Ontstaan én verergering verstoorde arbeidsrelatie is schuld werkgever
De kantonrechter oordeelt dat de verstoring in de arbeidsrelatie volledig te wijten is aan Treant. Op grond daarvan kan de kantonrechter het verzoek afwijzen. Omdat de werknemer de verstoorde arbeidsverhouding echter erkent, wordt toch tot ontbinding overgegaan. De kantonrechter weegt mee dat er op geen enkel moment is gewerkt aan herstel van vertrouwen bij de vakgroep in de werknemer als leidinggevende. Dan hadden partijen tenminste met elkaar in overleg kunnen treden.
Dat de verstoring vervolgens zelfs is verergerd, is te wijten aan de RvB die de vakgroep adviseerde een inhoudelijke interne procedure te starten tegen de werknemer terwijl daar op dat moment geen enkele aanleiding voor bestond.
Werkgever heeft ernstig verwijtbaar gehandeld: billijke vergoeding
De kantonrechter oordeelt dat in casu sprake is van ernstig verwijtbaar handelen door Treant zodat er naast de wettelijke Transitievergoeding ook plaats is voor een billijke vergoeding. De hoogte van de billijke vergoeding dient in relatie te staan tot het ernstig verwijtbare handelen of nalaten van de werkgever (en niet tot de gevolgen van het ontslag voor de werknemer). Dat betekent dat aansluiting gezocht moet worden bij de uitzonderlijke omstandigheden van het geval.
De kantonrechter noemt daarbij “het bijzonder kwetsend te vinden dat de werknemer, zo kort voor zijn pensionering en na zo een lange tijd klachtloos gefunctioneerd te hebben, enkele jaren voor zijn pensionering plotseling en ten onrechte in een situatie wordt gebracht die daarmee volledig dissoneert en geen andere herstelmogelijkheid kent dan deze vergoeding.”

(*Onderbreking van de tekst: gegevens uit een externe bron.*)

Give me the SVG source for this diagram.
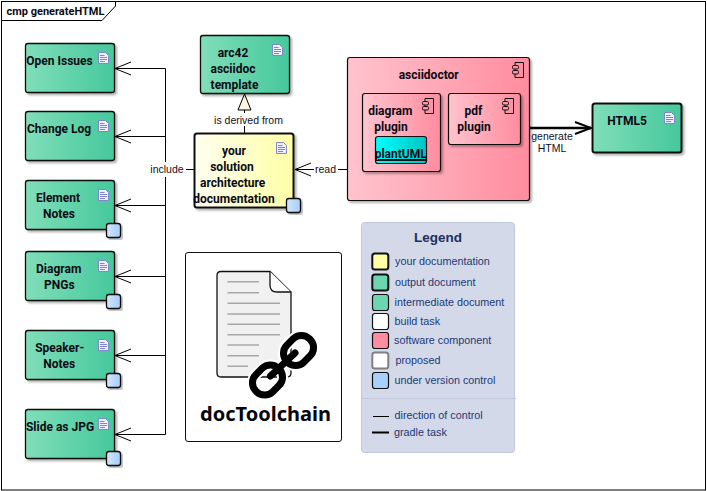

Waarschuwing: billijke vergoeding van EUR 125.000
De billijke vergoeding wordt vastgesteld op EUR 125.000 bruto en is daarmee relatief hoog. Daarnaast dient de werkgever uiteraard te blijven voldoen aan de wettelijke verplichting zoals betaling van de Transitievergoeding (EUR 45.000 bruto) en dient het loon tot de einddatum te worden doorbetaald (EUR 14.000 bruto per maand. De opzegtermijn (6 maanden) werd in deze casus niet gematigd met de proceduretijd, eveneens vanwege het ernstig verwijtbare handelen door de werkgever.
De rechter overweegt expliciet “Het is een waarschuwing voor Treant en andere werkgever om in situaties als deze zorgvuldiger met de terechte belangen van een individuele werknemer (de werknemer) om te gaan, ook wanneer de verhoudingen met andere werknemers (de vakgroepleden) daardoor problematisch zouden kunnen worden.”